>> Begin MATERIAL FOR THIS TASK
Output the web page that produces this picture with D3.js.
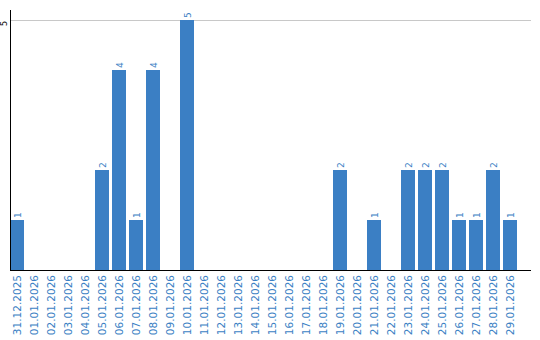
<!DOCTYPE html>
<html>
<head>
<meta charset="utf-8">
<script src="https://cdn.jsdelivr.net/npm/d3@7/dist/d3.min.js"></script>
<style>
  body { margin: 0; background: #fff; }
  text { font-family: "DejaVu Sans", sans-serif; }
</style>
</head>
<body>
<div id="chart"></div>
<script>
// Data

var dates = ['31.12.2025', '01.01.2026', '02.01.2026', '03.01.2026', '04.01.2026', '05.01.2026',
  '06.01.2026', '07.01.2026', '08.01.2026', '09.01.2026', '10.01.2026', '11.01.2026',
  '12.01.2026', '13.01.2026', '14.01.2026', '15.01.2026', '16.01.2026', '17.01.2026',
  '18.01.2026', '19.01.2026', '20.01.2026', '21.01.2026', '22.01.2026', '23.01.2026',
  '24.01.2026', '25.01.2026', '26.01.2026', '27.01.2026', '28.01.2026', '29.01.2026'];
var counts = [1, 0, 0, 0, 0, 2, 4, 1, 4, 0, 5, 0, 0, 0, 0, 0, 0, 0, 0, 2, 0, 1, 0, 2, 2, 2, 1, 1, 2, 1];
var yTicks = [5];

// Dimensions

var width = 540, height = 340;
var plotLeft = 10, plotRight = 531, plotTop = 20, plotBottom = 270;
var blue = '#3b7fc4';

var svg = d3.select('#chart').append('svg')
  .attr('width', width)
  .attr('height', height);

var x = d3.scaleBand()
  .domain(dates)
  .range([plotLeft, 517])
  .paddingInner(3 / 17)
  .paddingOuter(0);

var y = d3.scaleLinear()
  .domain([0, 5])
  .range([plotBottom, plotTop]);

// Grid line

svg.selectAll('.grid')
  .data(yTicks)
  .enter().append('line')
  .attr('x1', plotLeft).attr('x2', plotRight)
  .attr('y1', function(d) { return y(d) + 0.5; })
  .attr('y2', function(d) { return y(d) + 0.5; })
  .attr('stroke', '#c8c8c8')
  .attr('stroke-width', 1);

svg.selectAll('.ytick')
  .data(yTicks)
  .enter().append('text')
  .attr('transform', function(d) { return 'translate(7,' + (y(d) + 6) + ') rotate(-90)'; })
  .attr('text-anchor', 'start')
  .attr('font-size', '8px')
  .attr('fill', '#000')
  .text(function(d) { return d; });

// Bars

var data = dates.map(function(d, i) { return { date: d, value: counts[i] }; });

svg.selectAll('.bar')
  .data(data.filter(function(d) { return d.value > 0; }))
  .enter().append('rect')
  .attr('x', function(d) { return x(d.date); })
  .attr('y', function(d) { return y(d.value); })
  .attr('width', x.bandwidth())
  .attr('height', function(d) { return y(0) - y(d.value); })
  .attr('fill', blue);

svg.selectAll('.vlabel')
  .data(data.filter(function(d) { return d.value > 0; }))
  .enter().append('text')
  .attr('transform', function(d) {
    return 'translate(' + (x(d.date) + x.bandwidth() / 2 + 3.5) + ',' + (y(d.value) - 2) + ') rotate(-90)';
  })
  .attr('text-anchor', 'start')
  .attr('font-size', '9px')
  .attr('fill', blue)
  .text(function(d) { return d.value; });

// Axis lines

svg.append('line')
  .attr('x1', plotLeft + 0.5).attr('x2', plotLeft + 0.5)
  .attr('y1', 10).attr('y2', plotBottom)
  .attr('stroke', '#000');

svg.append('line')
  .attr('x1', plotLeft).attr('x2', plotRight)
  .attr('y1', plotBottom + 0.5).attr('y2', plotBottom + 0.5)
  .attr('stroke', '#000');

// X labels

svg.selectAll('.xlabel')
  .data(dates)
  .enter().append('text')
  .attr('transform', function(d) {
    return 'translate(' + (x(d) + x.bandwidth() / 2 + 4) + ',' + (plotBottom + 5) + ') rotate(-90)';
  })
  .attr('text-anchor', 'end')
  .attr('font-size', '10.5px')
  .attr('fill', blue)
  .text(function(d) { return d; });
</script>
</body>
</html>
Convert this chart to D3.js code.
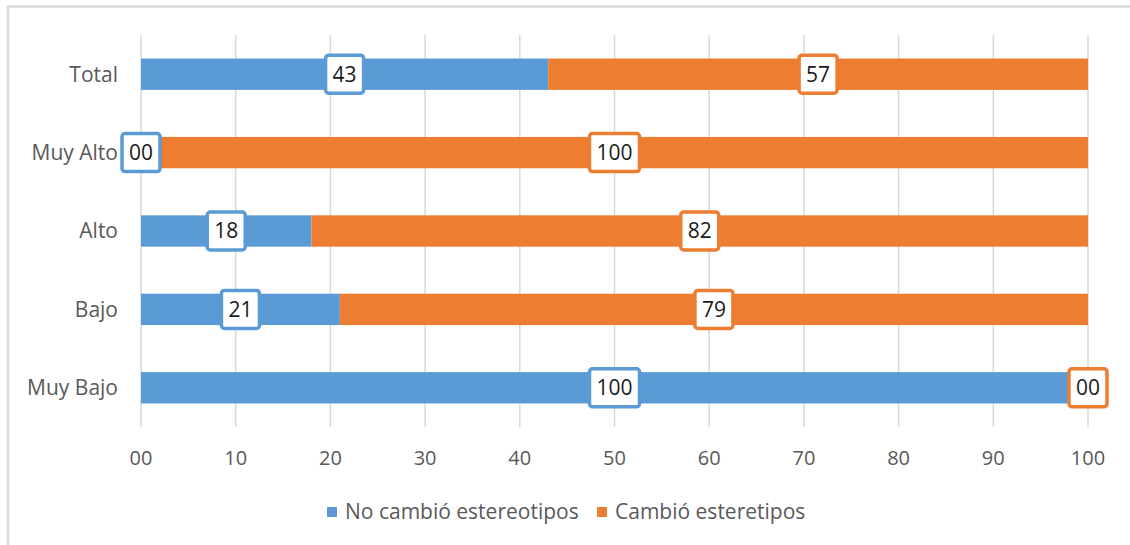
>> End MATERIAL FOR THIS TASK
REQUIRED TASK:
Look back over the material above and state how many lines hold the word "chart". Write the number and nothing else.

OUTPUT FOR THIS EXERCISE:
3